A long line of librarians wound around the hallway waiting for Lopez to sign copies of 'The Soloist.'

A long line of librarians wound around the hallway waiting for Lopez (far right) to sign copies of 'The Soloist.'

When Lopez finished telling the story that had awed the audience, he took a few questions before making his way into the lobby area to sign copies of The Soloist. His publisher, Penguin, generously gave everyone the copies for free, and it must’ve taken Lopez well over an hour to finish signing for the hundreds of people in the queue. What a perfect example of using a powerful human story to reach people and to make them want to read. I wonder what stories lurk near your own libraries that you could tell to your public?

~Kathy Dempsey, editor, Marketing Library Services newsletter

Orchids and Awards: John Cotton Dana PR Award Gala Takes Place at the Ritz


The John Cotton Dana Library Public Relations Awards are the Holy Grail for PR librarians in the U.S. Winning one takes plenty of time, effort, talent, and planning. Some say that completing the award application is an experience unto itself. But it’s also a lesson in the way good public relations should be done.

Every winter, my Marketing Library Services newsletter announces the winners that have been chosen before it covers the summer ceremony. In the March/April 2009 issue’s Special Report on ALA’s Midwinter Meeting, there’s info on all of the winning projects (this article isn’t online), and I’ll name them again here:

  • Baltimore County (Md.) Public Library’s (BCPL) Storyville, a new interactive creative learning center, was designed as a child-size village for preschoolers and their caregivers.
  • Gwinnett County (Ga.) Public Library wowed its community with its Oct. 18, 2008, reading festival.
  • Houston Public Library used a 2-year, $17 million renovation as the impetus for a strong public relations campaign centered on a “sense of identity.”
  • The Library Foundation of the Multnomah (Ore.) Public Library developed and sustained an appropriate marketing strategy that conveyed the importance of the library in early childhood literacy.
  • St. Paul (Minn.) Public Library took advantage of 2008 election fever by mounting a timely campaign called “St. Paul-itics.”
  • Ypsilanti (Mich.) District Library scored a huge hit with a program targeting teens and men with a celebration of the area’s musical heritage.
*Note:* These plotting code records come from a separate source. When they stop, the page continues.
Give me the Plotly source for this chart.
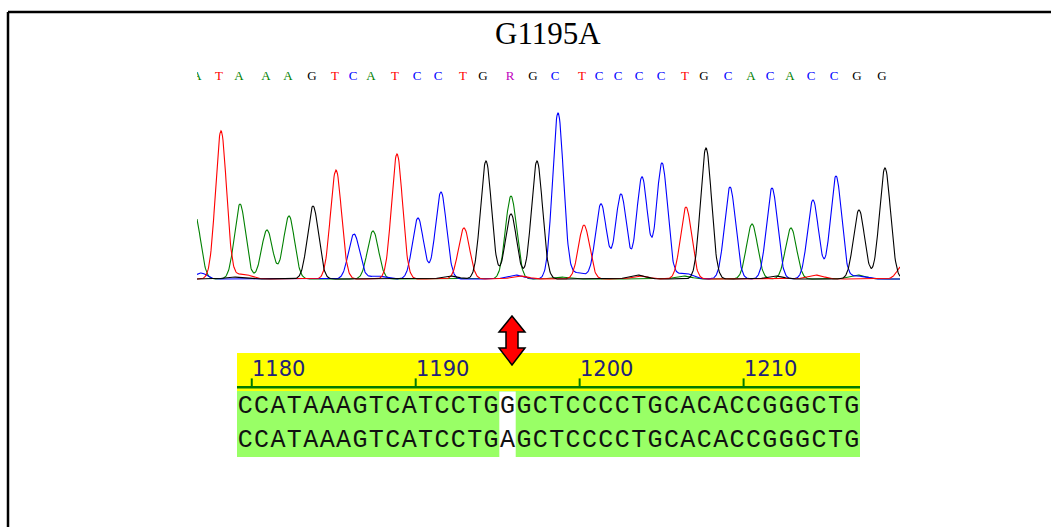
import numpy as np
import plotly.graph_objects as go

W, H = 1051, 527

# ---------------- data ----------------
title_text = "G1195A"

# base calls shown above the trace (scan position of each call)
base_calls = list("ATAAAGTCATCCTGRGCTCCCCTGCACACCGG")
base_pos = [197, 219, 239, 266, 288, 312, 335, 353, 371, 395, 417, 438, 463, 483, 510, 533,
            555, 582, 599, 618, 639, 661, 685, 704, 728, 751, 770, 790, 811, 834, 857, 882]

# main peaks per dye channel (scan position, signal height)
peak_A_pos = [195, 240, 267, 289, 373, 511, 752, 791]
peak_A_h = [64, 75, 49, 63, 48, 83, 55, 51]
peak_C_pos = [201, 354, 418, 441, 558, 601, 621, 642, 662, 730, 772, 813, 836]
peak_C_h = [6, 45, 61, 87, 166, 75, 85, 102, 116, 92, 91, 79, 103]
peak_G_pos = [313, 486, 511, 537, 706, 859, 885]
peak_G_h = [73, 118, 65, 118, 131, 69, 111]
peak_T_pos = [221, 336, 397, 464, 584, 686, 903]
peak_T_h = [148, 109, 125, 51, 54, 72, 14]

# small baseline bumps per channel
minor_A_pos = [560, 683, 857]
minor_A_h = [2, 3, 4]
minor_C_pos = [377, 515, 578, 684, 857]
minor_C_h = [3, 4, 6, 6, 3]
minor_G_pos = [233, 450, 637, 775]
minor_G_h = [2, 3, 4, 3]
minor_T_pos = [243, 520, 640, 815]
minor_T_h = [5, 3, 3, 4]

# alignment
ref_seq = "CCATAAAGTCATCCTGGGCTCCCCTGCACACCGGGCTG"
sample_seq = "CCATAAAGTCATCCTGAGCTCCCCTGCACACCGGGCTG"
seq_start = 1179
ruler_ticks = [1180, 1190, 1200, 1210]
variant_pos = 1195

# ---------------- styles ----------------
dye_colors = {"A": "#008000", "C": "#0000ff", "G": "#000000", "T": "#ff0000", "R": "#c000c0"}
SIGMA = 5.5
SIGMA_MINOR = 8.0


def py(pix):
    return 1 - pix / H


def px(pix):
    return pix / W


scan = np.arange(197, 900.01, 0.5)


def channel(pos, h, mpos, mh):
    y = np.zeros_like(scan)
    for p, a in zip(pos, h):
        y += a * np.exp(-(scan - p) ** 2 / (2 * SIGMA ** 2))
    for p, a in zip(mpos, mh):
        y += a * np.exp(-(scan - p) ** 2 / (2 * SIGMA_MINOR ** 2))
    return y


fig = go.Figure()

channels = [
    ("A", peak_A_pos, peak_A_h, minor_A_pos, minor_A_h),
    ("C", peak_C_pos, peak_C_h, minor_C_pos, minor_C_h),
    ("T", peak_T_pos, peak_T_h, minor_T_pos, minor_T_h),
    ("G", peak_G_pos, peak_G_h, minor_G_pos, minor_G_h),
]
for base, pos, h, mpos, mh in channels:
    fig.add_trace(go.Scatter(
        x=scan, y=channel(pos, h, mpos, mh), mode="lines",
        line=dict(color=dye_colors[base], width=1.1),
        xaxis="x", yaxis="y", hoverinfo="skip", showlegend=False))

# base call letters
fig.add_trace(go.Scatter(
    x=base_pos, y=[202] * len(base_pos), mode="text", text=base_calls,
    textfont=dict(family="Liberation Serif", size=13,
                  color=[dye_colors[b] for b in base_calls]),
    cliponaxis=True, xaxis="x", yaxis="y", hoverinfo="skip", showlegend=False))

# alignment letters
n = len(ref_seq)
seq_x = [seq_start + i for i in range(n)]
for row, seq in ((1, ref_seq), (2, sample_seq)):
    fig.add_trace(go.Scatter(
        x=seq_x, y=[row] * n, mode="text", text=list(seq),
        textfont=dict(family="Liberation Mono, Courier New, monospace", size=25, color="#111111"),
        cliponaxis=True, xaxis="x2", yaxis="y2", hoverinfo="skip", showlegend=False))

shapes = []
x_lo, x_hi = seq_start - 0.5, seq_start + n - 0.5
# ruler background
shapes.append(dict(type="rect", xref="x2", yref="y2", x0=x_lo, x1=x_hi, y0=-0.6, y1=0.52,
                   fillcolor="#ffff00", line=dict(width=0), layer="below"))
# aligned block
shapes.append(dict(type="rect", xref="x2", yref="y2", x0=x_lo, x1=x_hi, y0=0.52, y1=2.47,
                   fillcolor="#99ff66", line=dict(width=0), layer="below"))
# mismatch column
shapes.append(dict(type="rect", xref="x2", yref="y2", x0=variant_pos - 0.5, x1=variant_pos + 0.5,
                   y0=0.54, y1=2.47, fillcolor="#ffffff", line=dict(width=0), layer="below"))
# ruler line
shapes.append(dict(type="line", xref="x2", yref="y2", x0=x_lo, x1=x_hi, y0=0.41, y1=0.41,
                   line=dict(color="#007a00", width=2.5)))
for t in ruler_ticks:
    shapes.append(dict(type="line", xref="x2", yref="y2", x0=t - 0.6, x1=t - 0.6, y0=0.15, y1=0.41,
                       line=dict(color="#007a00", width=2)))

# double arrow pointing at the variant call
cx = base_pos[base_calls.index("R")] + 2
hw, sw = 13, 6
t_tip, h1, h2, b_tip = 316, 332, 348, 365
pts = [(cx, t_tip), (cx + hw, h1), (cx + sw, h1), (cx + sw, h2), (cx + hw, h2), (cx, b_tip),
       (cx - hw, h2), (cx - sw, h2), (cx - sw, h1), (cx - hw, h1)]
path = "M " + " L ".join(f"{x},{py(y)}" for x, y in pts) + " Z"
shapes.append(dict(type="path", xref="x", yref="paper", path=path,
                   fillcolor="#ff0000", line=dict(color="#000000", width=1.5)))

# frame
shapes.append(dict(type="line", xref="paper", yref="paper", x0=px(8), x1=1.01, y0=py(12), y1=py(12),
                   line=dict(color="black", width=2.5)))
shapes.append(dict(type="line", xref="paper", yref="paper", x0=px(8), x1=px(8), y0=py(12), y1=-0.02,
                   line=dict(color="black", width=2.5)))

annotations = [dict(text=title_text, xref="paper", yref="paper", x=px(548), y=py(33),
                    xanchor="center", yanchor="middle", showarrow=False,
                    font=dict(family="Liberation Serif", size=31, color="black"))]
for t in ruler_ticks:
    annotations.append(dict(text=str(t), xref="x2", yref="y2", x=t - 0.6, y=-0.13,
                            xanchor="left", yanchor="middle", xshift=-2, showarrow=False,
                            font=dict(family="DejaVu Sans", size=21, color="#22227a")))

axis_off = dict(visible=False, showgrid=False, zeroline=False, fixedrange=True)
fig.update_layout(
    width=W, height=H, margin=dict(l=0, r=0, t=0, b=0),
    paper_bgcolor="white", plot_bgcolor="white", showlegend=False, hovermode=False,
    xaxis=dict(domain=[px(197), px(900)], range=[197, 900], **axis_off),
    yaxis=dict(domain=[py(280), py(65)], range=[-1, 214], **axis_off),
    xaxis2=dict(domain=[px(237), px(860)], range=[x_lo, x_hi], anchor="y2", **axis_off),
    yaxis2=dict(domain=[py(457), py(353)], range=[2.47, -0.6], anchor="x2", **axis_off),
    shapes=shapes, annotations=annotations,
)

fig.write_html("out.html")
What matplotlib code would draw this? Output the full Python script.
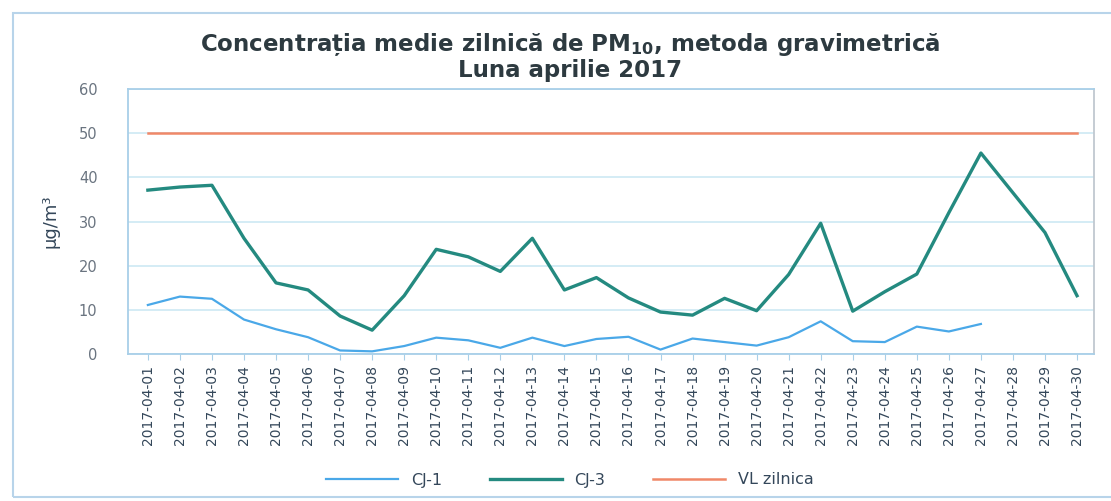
import matplotlib
matplotlib.use("Agg")
import matplotlib.pyplot as plt
from matplotlib.patches import Rectangle
import numpy as np

days = [f"2017-04-{d:02d}" for d in range(1, 31)]

cj1 = [11.1, 13.0, 12.5, 7.8, 5.6, 3.8, 0.8, 0.6, 1.8, 3.7,
       3.1, 1.4, 3.7, 1.8, 3.4, 3.9, 1.0, 3.5, 2.7, 1.9,
       3.8, 7.4, 2.9, 2.7, 6.2, 5.1, 6.8, None, None, None]
cj3 = [37.1, 37.8, 38.2, 26.2, 16.1, 14.5, 8.6, 5.4, 13.2, 23.7,
       22.0, 18.7, 26.2, 14.5, 17.3, 12.7, 9.5, 8.8, 12.6, 9.8,
       18.0, 29.6, 9.7, 14.1, 18.1, 32.0, 45.5, 36.5, 27.5, 13.2]
vl = [50] * 30

series_names = ["CJ-1", "CJ-3", "VL zilnica"]
yticks = [0, 10, 20, 30, 40, 50, 60]

fig = plt.figure(figsize=(11.11, 5.01), dpi=100)
fig.patches.append(Rectangle((13/1111, 1-497/501), 1100/1111, 484/501,
                             transform=fig.transFigure, fill=False,
                             edgecolor="#b8d4ea", linewidth=1.5))

ax = fig.add_axes([128/1111, 1-354/501, (1094-128)/1111, (354-89)/501])
x = list(range(len(days)))
cj1_arr = np.array([np.nan if v is None else v for v in cj1], dtype=float)

l1, = ax.plot(x, cj1_arr, color="#4aa8e8", linewidth=1.6, label=series_names[0])
l3, = ax.plot(x, cj3, color="#248a80", linewidth=2.4, label=series_names[1])
lv, = ax.plot(x, vl, color="#f08868", linewidth=1.8, label=series_names[2])

ax.set_ylim(0, 60)
ax.set_xlim(-0.62, 29.53)
ax.set_yticks(yticks)
ax.set_yticklabels([str(t) for t in yticks], fontsize=10.5, color="#6a7480")
ax.set_xticks(x)
ax.set_xticklabels(days, rotation=90, fontsize=10, color="#34475a")
ax.tick_params(axis="y", length=0, pad=22)
ax.tick_params(axis="x", length=4, color="#a8cfe8", pad=4)
ax.grid(axis="y", color="#cde9f3", linewidth=1.2)
ax.set_axisbelow(True)
for s in ["left", "bottom", "top"]:
    ax.spines[s].set_color("#a8cfe8")
    ax.spines[s].set_linewidth(1.3)
ax.spines["right"].set_color("#c0c8d0")
ax.spines["right"].set_linewidth(1.3)

ax.set_ylabel("µg/m³", fontsize=13, color="#34475a", labelpad=14)

fig.text(570/1111, 1-44/501,
         r"Concentrația medie zilnică de PM$_{\mathbf{10}}$, metoda gravimetrică",
         ha="center", va="center", fontsize=16.5, fontweight="bold", color="#2d3a40")
fig.text(570/1111, 1-71/501, "Luna aprilie 2017",
         ha="center", va="center", fontsize=16.5, fontweight="bold", color="#2d3a40")

fig.legend(handles=[l1, l3, lv], labels=series_names, loc="center",
           bbox_to_anchor=(570/1111, 1-480/501), ncol=3, frameon=False,
           fontsize=11.5, handlelength=4.5, columnspacing=3,
           labelcolor="#34475a")

fig.savefig("out.png", dpi=100)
The July 13 awards ceremony was at the Ritz Carlton, and it was as classy as ever. (Is that redundant?) Admist a spread of orchids, candles, and amazing hors d’ouevres, attentive waitstaff fussed over the well-dressed guests who nibbled while they enjoyed live piano music and waited for formal proceedings to begin. H.W. Wilson and its Foundation still sponsor the award, and as President Harry Regan commented when he opened the festivities, “Over the last 63 years, the John Cotton Dana Award has evolved into the one of the most coveted and prestigious awards” in libraryland.

Finally, the Big Moments began. For each of the six honored libraries, Regan read a bit that explained what was special about each project, then the recipients took the stage, got their certificates and $5,000 checks, and smiled for a very nice man with a very large camera lens before making a few brief remarks of their own. One of my favorites came from Sheree Savage of the St. Paul Public Library, who claimed that its “St. Paul-itics” political action campaign turned the library into “the community civic engagement living room.”

People studied the winning JCD notebooks.

People studied the winning JCD notebooks.

This short formal part of the program was followed by more photos, handshakes, and piano music. Some attendees took advantage of the chance to see the notebooks of campaign info that are a big part of each entry. The notebooks are wonderful collections of data and promo material that chronical each project. (You can borrow them too if you’re interested in studying them in preparation for your own entry efforts.)

You can read more about the contest on Wilson’s website.

All in all, it was a grand afternoon at the Ritz, where well-deserved honors were bestowed by a committed corporation that continues to encourage and reward librarians who do the tough but essential work of planning great public relations projects that keep the people of American coming back to rediscover the wonders of their libraries year after year.